A jury awarded her compensation but an appeals court overturned that award, saying that the Trust lacked the power of eminent domain. But in 2022, the Oklahoma Supreme Court ruled in Melisa’s favor, explaining that the Trust did have the power of eminent domain and that the project was for a “public use.”
But for years now the Trust has refused to pay. Melisa has used all the typical state court collection procedures to no avail. As Melisa just discovered, the Trust’s assets are all property of the city and the city refuses to be responsible for the Trust. The total amount owed to Melisa comes to more than $200,000 in compensation, attorneys’ fees, costs, and interest.
“Okay needs to pay what the Oklahoma Supreme Court says it owes me,” said Melisa. “If the city can do this to me, there’s nothing stopping any government from doing the same thing to others. I want to be paid and I want to put a stop to this before it catches on.”
The Constitution’s plain language should bar the government from playing shell games when it comes to paying just compensation. Melisa’s lawsuit brings claims against the Trust and the city that her Fifth Amendment rights are being violated. She is suing both directly under the Fifth Amendment and under the federal civil rights statute for violations of the Constitution.
Okay’s legal maneuver is rare but not without precedent: Louisiana residents once faced a similar conundrum. Because compensation for takings required an appropriation by the state government, Louisiana legislators simply delayed appropriations, leaving property owners indefinitely unpaid.

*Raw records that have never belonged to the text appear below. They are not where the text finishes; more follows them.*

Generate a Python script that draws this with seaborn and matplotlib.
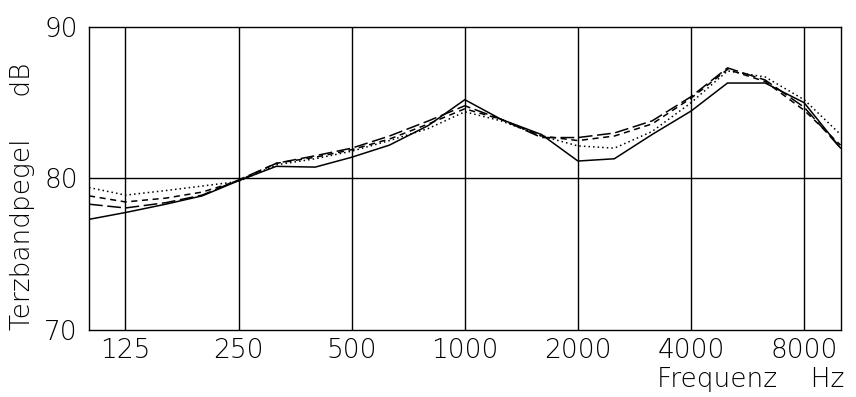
import matplotlib
matplotlib.use('Agg')
import matplotlib.pyplot as plt
import seaborn as sns
import pandas as pd

# third-octave band centre frequencies (Hz)
freqs = [100, 125, 160, 200, 250, 315, 400, 500, 630, 800, 1000,
         1250, 1600, 2000, 2500, 3150, 4000, 5000, 6300, 8000, 10000]

# levels in dB
solid = [77.3, 77.75, 78.3, 78.85, 79.85, 80.8, 80.75, 81.4, 82.2, 83.5, 85.2,
         83.9, 82.9, 81.15, 81.3, 82.9, 84.45, 86.3, 86.3, 85.0, 82.0]
dotted = [79.4, 78.9, 79.2, 79.5, 79.8, 80.9, 81.3, 81.8, 82.5, 83.3, 84.4,
          83.8, 82.8, 82.15, 82.0, 83.1, 85.0, 87.1, 86.7, 85.2, 82.9]
dashed = [78.85, 78.45, 78.7, 79.1, 79.85, 81.0, 81.4, 81.9, 82.6, 83.6, 84.6,
          83.9, 82.8, 82.5, 82.8, 83.6, 85.3, 87.2, 86.4, 84.5, 82.2]
longdash = [78.3, 78.05, 78.4, 78.9, 79.9, 81.0, 81.5, 82.0, 82.8, 83.8, 84.8,
            83.9, 82.7, 82.7, 83.0, 83.8, 85.4, 87.3, 86.5, 84.7, 82.0]

tick_freqs = [125, 250, 500, 1000, 2000, 4000, 8000]
tick_labels = ['125', '250', '500', '1000', '2000', '4000', '8000']

sns.set_style('white')
plt.rcParams['font.family'] = ['DejaVu Sans']
plt.rcParams['font.weight'] = 200

fig = plt.figure(figsize=(8.56, 3.97), dpi=100)
ax = fig.add_axes([0.104, 0.169, 0.878, 0.763])

series = [(solid, '-'), (dotted, (0, (1, 2))), (dashed, (0, (4, 3))), (longdash, (0, (9, 3)))]
for values, ls in series:
    df = pd.DataFrame({'f': freqs, 'L': values})
    sns.lineplot(data=df, x='f', y='L', ax=ax, color='black', linewidth=1.1, linestyle=ls)

ax.set_xscale('log')
ax.set_xlim(100, 10000)
ax.set_ylim(70, 90)
ax.minorticks_off()
ax.set_xticks(tick_freqs)
ax.set_xticklabels(tick_labels)
ax.set_yticks([70, 80, 90])

for f in tick_freqs:
    ax.axvline(f, color='black', linewidth=1.0, zorder=0)
ax.axhline(80, color='black', linewidth=1.0, zorder=0)

for s in ax.spines.values():
    s.set_color('black')
    s.set_linewidth(1.0)

ax.tick_params(axis='both', length=0, labelsize=19, colors='black')
ax.tick_params(axis='x', pad=6)
ax.tick_params(axis='y', pad=8)

ax.set_xlabel('')
ax.set_ylabel('Terzbandpegel     dB', fontsize=19, fontweight=200, color='black')
ax.yaxis.set_label_coords(-0.072, 0.44)
fig.text(0.987, 0.012, 'Frequenz    Hz', ha='right', va='bottom', fontsize=19,
         fontweight=200, color='black')

fig.savefig('out.png', dpi=100)
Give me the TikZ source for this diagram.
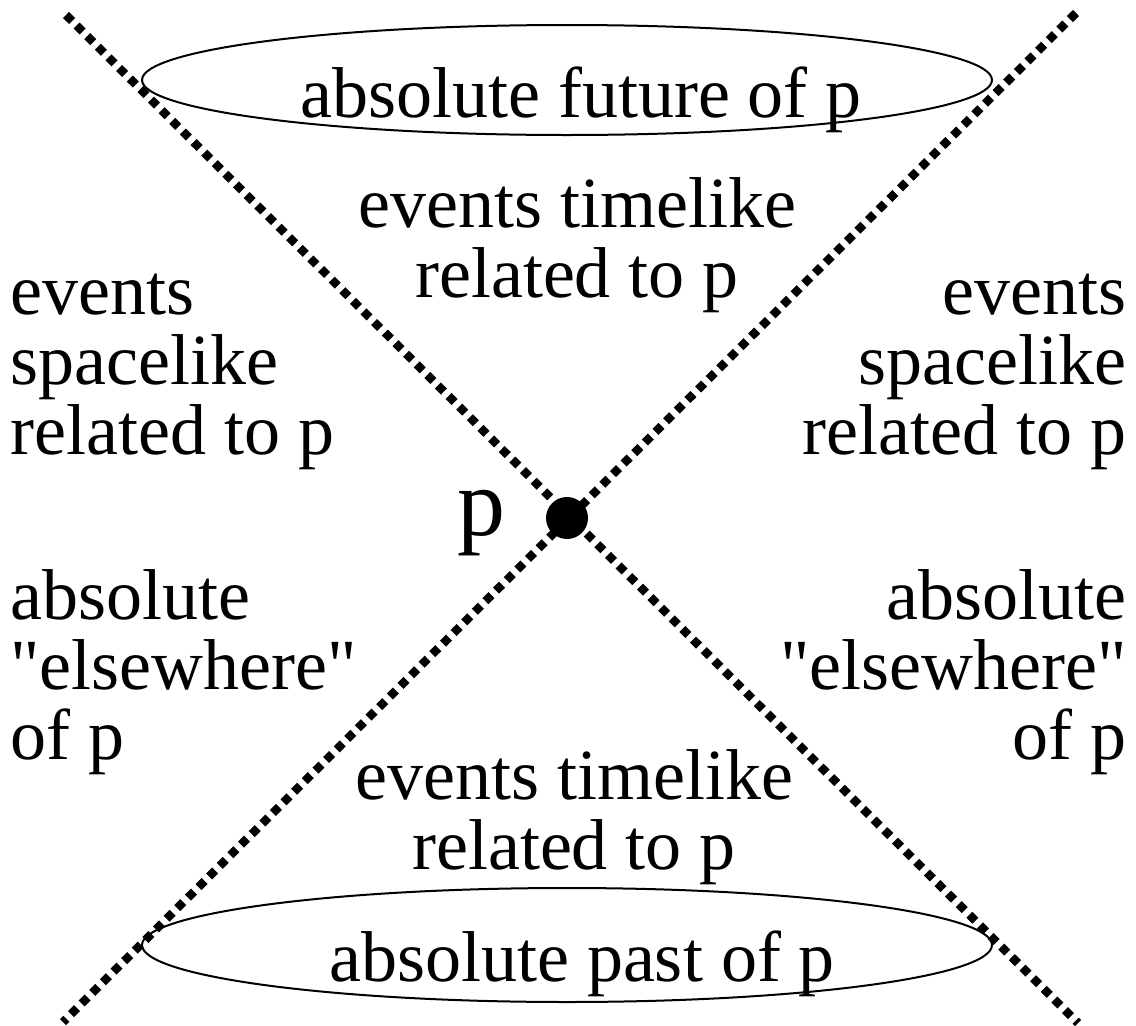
\documentclass[tikz,border=0pt]{standalone}
\usepackage{fontspec}
\setmainfont{Liberation Serif}
\begin{document}
\begin{tikzpicture}[x=1pt,y=-1pt,
  cone/.style={line width=8.5pt, dash pattern=on 8.5pt off 6.5pt},
  region/.style={inner sep=0pt, font=\fontsize{72}{70}\selectfont},
  oval/.style={draw, line width=2pt}]
\useasboundingbox (0,0) rectangle (1136,1026);
\coordinate (tl) at (66,15);
\coordinate (br) at (1078,1023);
\coordinate (tr) at (1076,13);
\coordinate (bl) at (63,1022);
\draw[cone] (tl) -- (br);
\draw[cone] (tr) -- (bl);
\node[draw=none, fill=black, circle, minimum size=42pt, inner sep=0pt] (p) at (567,518) {};
\draw[oval] (567,80) ellipse [x radius=425, y radius=55];
\draw[oval] (567,945) ellipse [x radius=425, y radius=57];
\node[region] (fut) at (581,100) {absolute future of p};
\node[region] (past) at (582,964) {absolute past of p};
\node[region, align=center] (tf) at (577,245) {events timelike\\related to p};
\node[region, align=center] (tp) at (574,817) {events timelike\\related to p};
\node[region, align=left, anchor=west] (sl) at (10,372) {events\\spacelike\\related to p};
\node[region, align=right, anchor=east] (sr) at (1127,372) {events\\spacelike\\related to p};
\node[region, align=left, anchor=west] (el) at (10,672) {absolute\\\textquotedbl elsewhere\textquotedbl\\of p};
\node[region, align=right, anchor=east] (er) at (1127,672) {absolute\\\textquotedbl elsewhere\textquotedbl\\of p};
\node[inner sep=0pt, font=\fontsize{96}{100}\selectfont] (plabel) at (481,523) {p};
\end{tikzpicture}
\end{document}
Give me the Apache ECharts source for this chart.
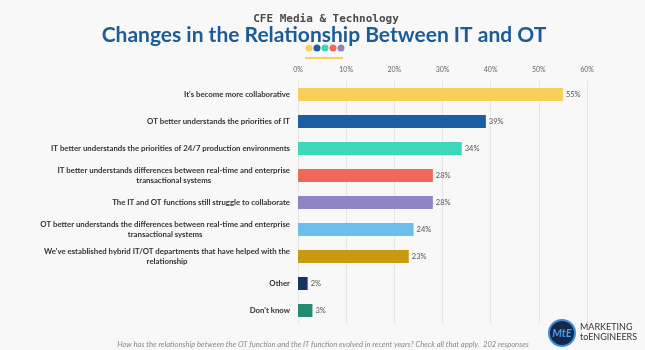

However, the Louisiana Supreme Court recently ruled that failure to pay violates its state constitution.
“Okay officials are hardly alone in trying to weasel out of the basic obligation to pay for what they take,” said IJ Senior Attorney and Deputy Litigation Director Robert McNamara. “If federal courts sign off on this gambit, officials across the country will eagerly jump on the bandwagon—and property owners will be left to foot the bill.”
Recent U.S. Supreme Court decisions concerning the Fifth Amendment’s takings clause have favored property owners. In an IJ case from the last term, DeVillier v. Texas, the Court ruled that Texas could not use legal maneuvering to keep itself from being sued by a rancher whose land was flooded by a state project. IJ is also defending home and business owners fighting eminent domain in Missouri and Mississippi. In a case from the previous term in which IJ filed an amicus brief, Tyler v. Hennepin County, the Court ruled that the government could not seize property for failure to pay taxes and pocket money above what the taxpayer owed.